While the Covid pandemic has been ongoing for nearly two years now, the newest Omicron strain only emerged in November 2021.
It was first found in Botswana and South Africa, before making its way to the UK – with the country’s first case being recorded in late November.
This version of the virus has spread rapidly around the country ever since, not to mention the rest of the globe.
Lots has been said about its symptoms differing to other variants – and there are concerns about lateral flow test efficiency in picking up early Omicron infection.
But what about reinfection? Can you get Omicron more than once, as you can with other Covid variants?
It’s early days in terms of research, but here’s what we know.
Can you catch Omicron twice?
Right now, it’s too early to say whether you can have a case of Omicron twice.
This is because 90 days need to pass between positive tests, before a Covid infection can be classed as a reinfection.
As per gov.uk: ‘If an individual is re-tested 90 days or more after their initial illness onset or prior test date, and is found to be PCR positive, this should be considered as a possible new infection.’
Omicron was discovered around mid-November. It was declared a variant of concern by the World Health Organisation (WHO) on November 26.
Therefore, 90 days haven’t even passed yet since it was discovered.
That said, what research we do have currently suggests that it will be possible to become reinfected with Omicron.
A study – by Imperial College London, WHO Collaborating Centre for Infectious Disease Modelling and other official bodies – shows that Omicron will be five times more likely to reinfect than Delta.
This study was published around a month ago on December 16, 2021. So, it’s all very new information.

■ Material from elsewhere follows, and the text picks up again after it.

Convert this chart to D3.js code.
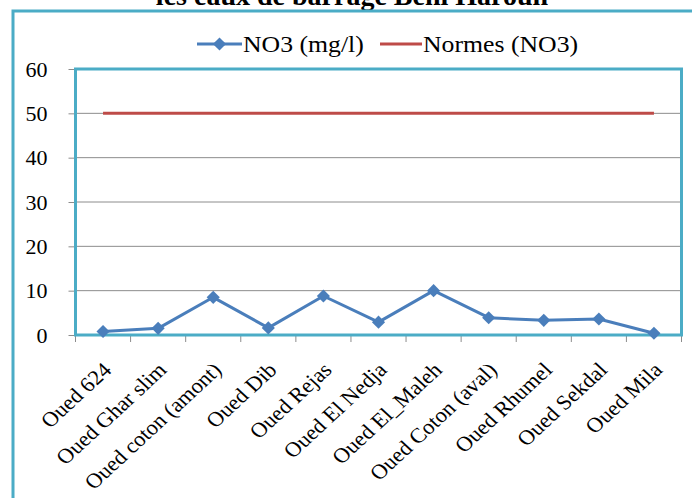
<!DOCTYPE html>
<html>
<head>
<meta charset="utf-8">
<script src="https://cdn.jsdelivr.net/npm/d3@7"></script>
<style>
  html, body { margin: 0; padding: 0; background: #fff; }
  svg { display: block; }
  text { font-family: "Liberation Serif", "Times New Roman", serif; fill: #000; }
</style>
</head>
<body>
<svg id="chart" width="692" height="498"></svg>
<script>
// Sampling stations along the wadis feeding the Beni Haroun dam
const stations = [
  "Oued 624", "Oued Ghar slim", "Oued coton (amont)", "Oued Dib", "Oued Rejas",
  "Oued El Nedja", "Oued El_Maleh", "Oued Coton (aval)", "Oued Rhumel",
  "Oued Sekdal", "Oued Mila"
];
// Measured nitrate concentration (mg/l)
const no3 = [0.8, 1.5, 8.5, 1.6, 8.8, 2.9, 10.0, 3.9, 3.3, 3.6, 0.4];
// Regulatory limit for nitrates (mg/l)
const normes = [50, 50, 50, 50, 50, 50, 50, 50, 50, 50, 50];
const yTicks = [0, 10, 20, 30, 40, 50, 60];
const seriesNames = ["NO3 (mg/l)", "Normes (NO3)"];
const titleText = "les eaux de barrage Beni Haroun";

const blue = "#4A7EBB", red = "#BE4B48", teal = "#4BACC6", grid = "#8C8C8C";

const svg = d3.select("#chart");
svg.append("rect").attr("width", 692).attr("height", 498).attr("fill", "#fff");

// Title (its upper part runs off the top of the page)
svg.append("text")
  .attr("x", 352).attr("y", 5)
  .attr("text-anchor", "middle")
  .attr("font-size", 28).attr("font-weight", "bold")
  .text(titleText);

// Outer chart frame
svg.append("rect")
  .attr("x", 13).attr("y", 11).attr("width", 720).attr("height", 520)
  .attr("fill", "none").attr("stroke", teal).attr("stroke-width", 3);

const plot = { left: 75.5, right: 681.5, top: 69, bottom: 335 };
const x = d3.scaleBand().domain(stations).range([plot.left, plot.right]).padding(0);
const y = d3.scaleLinear().domain([0, 60]).range([plot.bottom, plot.top]);
const cx = d => x(d) + x.bandwidth() / 2;

// Gridlines
svg.append("g").selectAll("line").data(yTicks.filter(t => t > 0 && t < 60)).join("line")
  .attr("x1", plot.left).attr("x2", plot.right)
  .attr("y1", d => y(d)).attr("y2", d => y(d))
  .attr("stroke", grid).attr("stroke-width", 1);

// Y axis
const yAxis = svg.append("g").attr("transform", `translate(${plot.left},0)`)
  .call(d3.axisLeft(y).tickValues(yTicks).tickSize(7).tickPadding(21).tickFormat(d3.format("d")));
yAxis.select(".domain").remove();
yAxis.selectAll(".tick line").attr("stroke", grid);
yAxis.selectAll(".tick text")
  .attr("font-size", 22).attr("font-family", "Liberation Serif").attr("fill", "#000");

// X axis tick marks at category boundaries
const edges = stations.map(s => x(s)).concat([x(stations[stations.length - 1]) + x.bandwidth()]);
svg.append("g").selectAll("line").data(edges).join("line")
  .attr("x1", d => d).attr("x2", d => d)
  .attr("y1", plot.bottom).attr("y2", plot.bottom + 7)
  .attr("stroke", grid).attr("stroke-width", 1);

// Plot area frame
svg.append("rect")
  .attr("x", plot.left).attr("y", plot.top)
  .attr("width", plot.right - plot.left).attr("height", plot.bottom - plot.top)
  .attr("fill", "none").attr("stroke", teal).attr("stroke-width", 3);

// Rotated category labels
svg.append("g").selectAll("text").data(stations).join("text")
  .attr("transform", d => `translate(${cx(d) + 4},366) scale(1.08,1) rotate(-45)`)
  .attr("text-anchor", "end")
  .attr("dy", "0.35em")
  .attr("font-size", 21)
  .text(d => d);

// Norm line
svg.append("path")
  .datum(normes)
  .attr("fill", "none").attr("stroke", red).attr("stroke-width", 3)
  .attr("d", d3.line().x((d, i) => cx(stations[i])).y(d => y(d)));

// Nitrate series
svg.append("path")
  .datum(no3)
  .attr("fill", "none").attr("stroke", blue).attr("stroke-width", 3).attr("stroke-linejoin", "round")
  .attr("d", d3.line().x((d, i) => cx(stations[i])).y(d => y(d)));

const diamond = d3.symbol().type(d3.symbolDiamond2).size(110);
svg.append("g").selectAll("path").data(no3).join("path")
  .attr("transform", (d, i) => `translate(${cx(stations[i])},${y(d)})`)
  .attr("d", diamond)
  .attr("fill", blue);

// Legend
const lg = svg.append("g");
lg.append("line").attr("x1", 197).attr("x2", 242).attr("y1", 44).attr("y2", 44)
  .attr("stroke", blue).attr("stroke-width", 3);
lg.append("path").attr("transform", "translate(219.5,44)").attr("d", diamond).attr("fill", blue);
lg.append("text").attr("transform", "translate(243,52) scale(1.12,1)")
  .attr("font-size", 23).text(seriesNames[0]);
lg.append("line").attr("x1", 380).attr("x2", 422).attr("y1", 44).attr("y2", 44)
  .attr("stroke", red).attr("stroke-width", 3);
lg.append("text").attr("transform", "translate(423,52) scale(1.12,1)")
  .attr("font-size", 23).text(seriesNames[1]);
</script>
</body>
</html>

We do know for definite that it is possible to be reinfected with other variants of Covid, such as Delta.
Studies have also shown the importance of getting vaccinated against Covid to avoid reinfection.
One such study, published by the Centre for Disease Control (CDC) in August 2021, analysed data from former Covid patients residing in the US state of Kentucky.
The analysis showed that un-jabbed people were more than twice as likely to be reinfected with Covid than their vaccinated counterparts.